The problem with the OP's DH isn't that he wants to contribute an opinion; it's that his opinion isn't fact-based. The OP sounds like she's done her research on the benefits of CLW; the DH sounds like he's ranting based off prejudice, fear of being "different" and unsubstantiated claims about the psychology of CLWers. Why should the OP take an ignorant rant seriously just because it comes from her husband?

My husband and I generally agree on parenting stuff; I do the bulk of the research, give him the Cliff's Notes and he tends to agree. If he disagreed on something I'd ask him to back up his opinion based on evidence. Being my husband wouldn't give him a free pass to be irrational, and I wouldn't make a decision about my child's health and mental wellbeing based on his unsubstantiated opinion. That would be irresponsible.

Wilbur, I'm so sorry about your situation. I'd start documenting your husband's arguments.
post #19 of 22
I think rather than trying to prove to him that you're not doing anything wrong (trying to prove you're not an elephant), he should be the one that has to prove to you, that you're doing something wrong, or something that's bad for your son. He obviously won't be able to come up with anything logical, and hopefully he'll give up trying.

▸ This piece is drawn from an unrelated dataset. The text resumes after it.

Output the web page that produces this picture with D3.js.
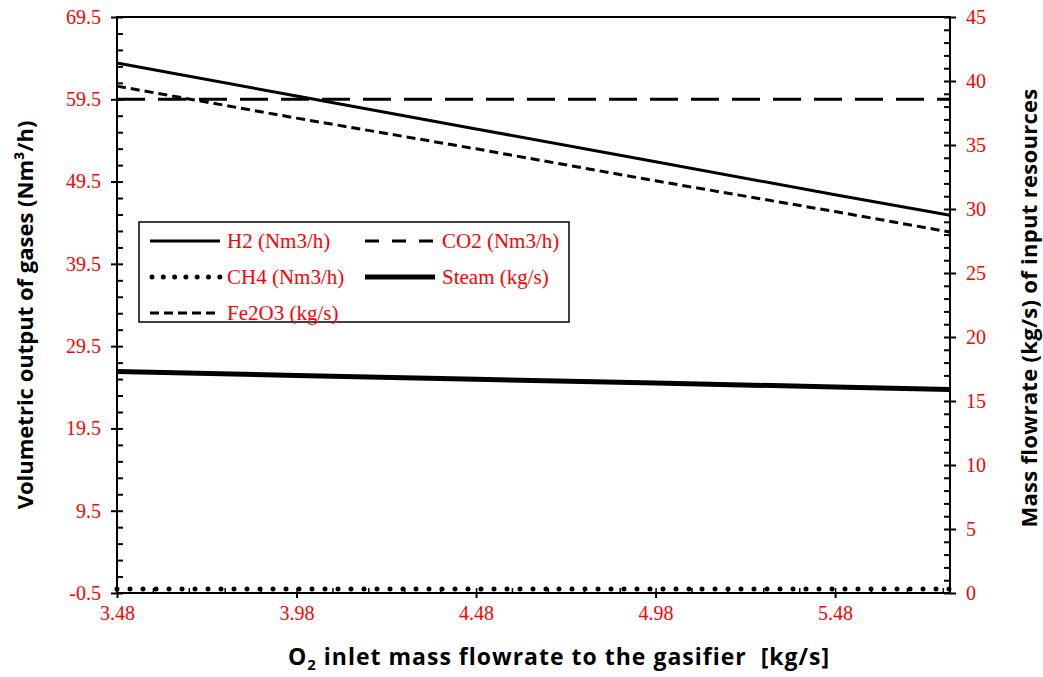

I'm really sorry you're going through this. I hope things get better.
post #20 of 22
Quote:
Originally Posted by Wilbur View Post
listipton, that's interesting that you're also returning from visiting his family when these issues come up. My DH always claims to take pride in his dissent from cultural norms... until it requires standing out. Are our inlaws openly critical of your choices, or are you just an anomaly to them?
The inlaws were respectful of bfing in the beginning (pretty much a 'well that's nice if you can' attitude). They are not the type to walk up to me and tell me they disapprove. I do think they are no longer comfortable with our decision to bf, use slings, etc. as ds gets older and they are openly critical of his long hair (yk the comments, 'hippie', 'girly',etc.). They were skeptical of leaving him intact & they don't know my position on vaxes (and it's none of their business anyway, but they would have BIG objections and no doubt at this point say something to dh). Fortunately, they live 2 hours away, so when we go see them or they come to see us, there is warning and a time to mentally prepare myself not to be bothered, and now to anticipate dh acting like a UAV for a couple of weeks after. It's been almost a month now since our trip and no mention of weaning ds, thank goodness.